This is the ultimate wildlife trail camera and it uses a Sony 200-600mm lens

Tips & Techniques

Trail cameras offer a wonderful insight into the natural world around us. Often they’re fully automated to capture what wildlife does when we’re not around. After all, they usually get spooked pretty easily. I have a camera set up in the backyard for that very purpose. We often get foxes, deer and badgers entering the garden during the night.

But what wildlife photographer Levi Dojczman has done, however, is take it to the extreme. He built a custom trail camera with a DIY tree-bracket, Sony A6100, 200-600mm lens and a 60ft remote cable to let him shoot the animals he wants to see without being anywhere near them.

The idea to build a custom “camera trap” like this came at a time when Levi was out photographing some birds. He saw some tracks on the ground and thought that they might be a fox. It turned out that he was right, it was. He got one obscured shot of it through some branches, but as he tried to get closer for a clearer shot, it just disappeared.

Levi makes it clear in the description of his video that this is not an automated solution. It only works with human input using Sony’s Remote software on his laptop through the use of a really long USB cable that lets him stay 60ft away from the camera. But thanks to the long reach of that 200-600mm lens on a Sony crop body, he’s also able to capture animals filling the frame a further 60ft+ away from the camera, keeping him 120ft+ away from the wildlife he’s photographing.

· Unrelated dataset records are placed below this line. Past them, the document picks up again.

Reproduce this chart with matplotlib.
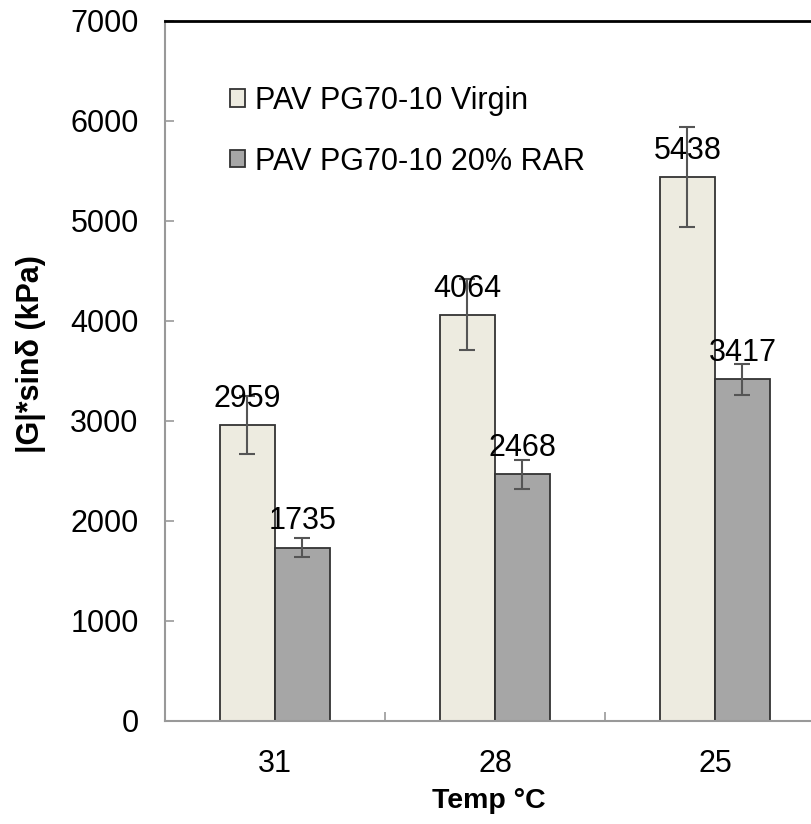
import matplotlib
matplotlib.use('Agg')
import matplotlib.pyplot as plt
import numpy as np
from matplotlib.patches import Patch

plt.rcParams['font.family'] = ['Liberation Sans', 'DejaVu Sans']

categories = ['31', '28', '25']
virgin = [2959, 4064, 5438]
rar = [1735, 2468, 3417]
virgin_err = [290, 355, 500]
rar_err = [95, 147, 155]
series_labels = ['PAV PG70-10 Virgin', 'PAV PG70-10 20% RAR']
colors = ['#EDEBE0', '#A6A6A6']

W, H = 812, 824
fig = plt.figure(figsize=(W / 100, H / 100), dpi=100)
ax = fig.add_axes([165 / W, 103 / H, 660 / W, 700 / H])

x = np.arange(len(categories))
w = 0.25
ekw = dict(ecolor='#555555', elinewidth=1.5, capsize=6, capthick=1.5)
ax.bar(x - w / 2, virgin, w, color=colors[0], edgecolor='#333333', linewidth=1.3,
       yerr=virgin_err, error_kw=ekw, zorder=2)
ax.bar(x + w / 2, rar, w, color=colors[1], edgecolor='#333333', linewidth=1.3,
       yerr=rar_err, error_kw=ekw, zorder=2)

for xs, vals in ((x - w / 2, virgin), (x + w / 2, rar)):
    for xi, v in zip(xs, vals):
        ax.annotate(str(v), xy=(xi, v), xytext=(0, 13), textcoords='offset points',
                    ha='center', va='baseline', fontsize=22, color='black', zorder=3)

ax.set_xlim(-0.5, 2.5)
ax.set_ylim(0, 7000)
ax.set_yticks(np.arange(0, 7001, 1000))
ax.set_xticks(x)
ax.set_xticklabels(categories)
ax.set_xticks([0.5, 1.5], minor=True)

ax.tick_params(axis='y', direction='in', length=6.5, width=1.2, color='#999999',
               pad=19, labelsize=22)
ax.tick_params(axis='x', which='major', length=0, pad=20, labelsize=22)
ax.tick_params(axis='x', which='minor', direction='in', length=6.5, width=1.2,
               color='#999999')

for s in ('left', 'bottom'):
    ax.spines[s].set_color('#999999')
    ax.spines[s].set_linewidth(1.5)
ax.spines['top'].set_color('black')
ax.spines['top'].set_linewidth(2)
ax.spines['right'].set_visible(False)

ax.set_ylabel('|G|*sin\u03b4 (kPa)', fontsize=22, fontweight='bold')
ax.yaxis.set_label_coords((31 - 165) / 660, (721 - 354) / 700)
ax.yaxis.label.set_va('center')
ax.set_xlabel('Temp \u00b0C', fontsize=20.5, fontweight='bold')
ax.xaxis.set_label_coords((489 - 165) / 660, (721 - 801) / 700)
ax.xaxis.label.set_va('center')

handles = [Patch(facecolor=c, edgecolor='#333333', linewidth=1.3) for c in colors]
ax.legend(handles, series_labels, loc='upper left', bbox_to_anchor=(230 / W, 1 - 86 / H),
          bbox_transform=fig.transFigure, frameon=False, fontsize=22,
          handlelength=0.5, handleheight=0.5, handletextpad=0.33,
          labelspacing=1.0, borderpad=0, borderaxespad=0)

fig.savefig('out.png', dpi=100)
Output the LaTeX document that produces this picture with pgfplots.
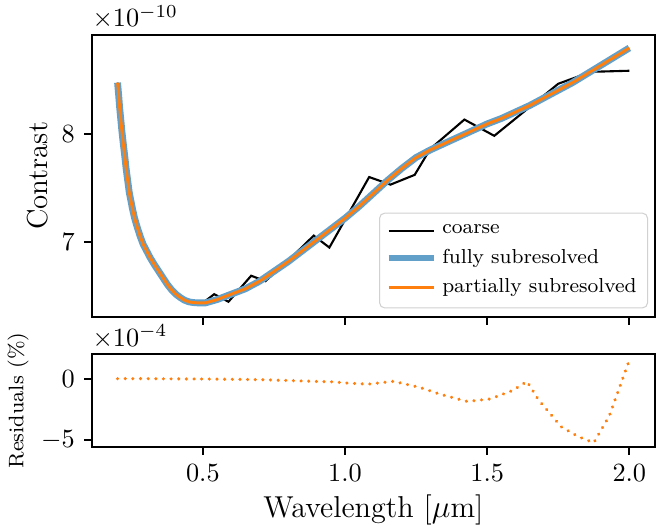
\documentclass[border=0pt]{standalone}
\usepackage{pgfplots}
\pgfplotsset{compat=1.18}
\definecolor{fullblue}{RGB}{98,160,202}
\definecolor{mplorange}{RGB}{255,127,14}

% smooth curve (fully / partially subresolved), contrast in 1e-10
\pgfplotstableread{
x y
0.200 8.47
0.204 8.35
0.207 8.25
0.211 8.14
0.215 8.03
0.220 7.91
0.225 7.80
0.230 7.68
0.236 7.56
0.241 7.46
0.247 7.38
0.253 7.30
0.260 7.22
0.270 7.13
0.280 7.05
0.290 6.98
0.300 6.93
0.315 6.855
0.330 6.79
0.345 6.73
0.360 6.67
0.375 6.61
0.390 6.56
0.405 6.52
0.420 6.49
0.435 6.465
0.450 6.45
0.465 6.443
0.480 6.44
0.510 6.44
0.550 6.47
0.600 6.52
0.650 6.57
0.700 6.64
0.750 6.73
0.800 6.82
0.850 6.92
0.900 7.02
0.950 7.12
1.000 7.22
1.050 7.33
1.100 7.45
1.150 7.57
1.200 7.68
1.250 7.78
1.300 7.85
1.350 7.91
1.400 7.97
1.450 8.03
1.500 8.09
1.550 8.14
1.600 8.20
1.650 8.26
1.700 8.33
1.750 8.40
1.800 8.47
1.850 8.55
1.900 8.63
1.950 8.71
2.000 8.79
}\smooth

\pgfplotstableread{
x y
0.200 8.47
0.207 8.25
0.215 8.03
0.225 7.80
0.236 7.56
0.247 7.38
0.260 7.22
0.280 7.05
0.300 6.93
0.330 6.79
0.360 6.67
0.390 6.56
0.420 6.49
0.450 6.45
0.500 6.44
0.540 6.52
0.590 6.45
0.670 6.69
0.720 6.64
0.800 6.83
0.890 7.06
0.945 6.95
1.085 7.60
1.160 7.53
1.245 7.62
1.300 7.86
1.420 8.13
1.525 7.98
1.680 8.31
1.750 8.46
1.865 8.57
2.000 8.58
}\coarse

% residuals in 1e-4 %
\pgfplotstableread{
x y
0.20 0.00
0.30 0.00
0.40 -0.02
0.50 -0.03
0.60 -0.05
0.70 -0.08
0.80 -0.15
0.89 -0.22
0.95 -0.25
1.01 -0.36
1.08 -0.45
1.17 -0.22
1.26 -0.69
1.34 -1.30
1.43 -1.85
1.51 -1.65
1.59 -0.96
1.64 -0.22
1.68 -1.70
1.76 -3.90
1.82 -4.70
1.875 -5.20
1.93 -3.00
2.00 1.50
}\resid

\pgfplotsset{
  myaxis/.style={
    scale only axis,
    width=214.2pt,
    xmin=0.11, xmax=2.09,
    xtick={0.5,1.0,1.5,2.0},
    tick align=outside,
    xtick pos=left, ytick pos=left,
    major tick length=3pt,
    axis line style={line width=0.7pt},
    every tick/.style={black, line width=0.7pt},
    tick label style={font=\fontsize{10}{12}\selectfont},
    clip=false,
  },
}

\begin{document}
\begin{tikzpicture}
\begin{axis}[myaxis, name=top, at={(0,0)}, anchor=north west,
  height=107.3pt,
  ymin=6.31, ymax=8.91, ytick={7,8},
  xticklabels={},
  ylabel={Contrast},
  ylabel style={at={(axis description cs:-0.096,0.5)}, anchor=center, font=\fontsize{11}{13}\selectfont},
  legend cell align=left,
  legend style={at={(rel axis cs:0.988,0.03)}, anchor=south east,
    font=\fontsize{7.7}{9}\selectfont, draw=black!18, rounded corners=2pt,
    fill=white, fill opacity=0.8, text opacity=1, row sep=0.5pt, inner sep=2.2pt},
]
\addplot[black, line width=0.8pt] table[x=x,y=y] {\coarse};
\addlegendentry{coarse}
\addplot[fullblue, line width=2.6pt] table[x=x,y=y] {\smooth};
\addlegendentry{fully subresolved}
\addplot[mplorange, line width=1.1pt] table[x=x,y=y] {\smooth};
\addlegendentry{partially subresolved}
\node[anchor=south west, inner sep=0pt, yshift=2pt, font=\fontsize{10}{12}\selectfont] at (rel axis cs:0,1) {$\times10^{-10}$};
\end{axis}

\begin{axis}[myaxis, at={(0,-121.4pt)}, anchor=north west,
  height=35.4pt,
  ymin=-5.55, ymax=2.0, ytick={-5,0},
  xticklabel style={/pgf/number format/.cd, fixed, fixed zerofill, precision=1},
  xlabel={Wavelength [$\mu$m]},
  xlabel style={at={(axis description cs:0.5,-0.68)}, anchor=center, font=\fontsize{11.5}{13}\selectfont},
  ylabel={Residuals (\%)},
  ylabel style={at={(axis description cs:-0.131,0.5)}, anchor=center, font=\fontsize{8}{9.6}\selectfont},
]
\addplot[mplorange, line width=1.3pt, line cap=round, dash pattern=on 0.01pt off 2.9pt] table[x=x,y=y] {\resid};
\node[anchor=south west, inner sep=0pt, yshift=2pt, font=\fontsize{10}{12}\selectfont] at (rel axis cs:0,1) {$\times10^{-4}$};
\end{axis}

\pgfresetboundingbox
\path[use as bounding box] (-35pt,13.3pt) rectangle (215pt,-188.7pt);
\end{tikzpicture}
\end{document}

You could, hypothetically, set up sensors on a rig like this to try to detect wildlife. A PIR sensor on an Arduino or ESP32 might work, or a Raspberry Pi running some kind of AI vision software. Then just have it fire the camera automatically when it’s “sensed” something.

But automated methods usually don’t work very well with such a long lens. You’ve got such a narrow field of view and shallow depth of field that you really need to be able to see what it is that you’re shooting. And that’s what the Sony Remote software running on the laptop allows Levi to do.

Levi faced a lot of challenges, not to mention just keeping the laptop warm enough that the battery didn’t die too soon, but I’m sure you’ll agree the results were well worth it.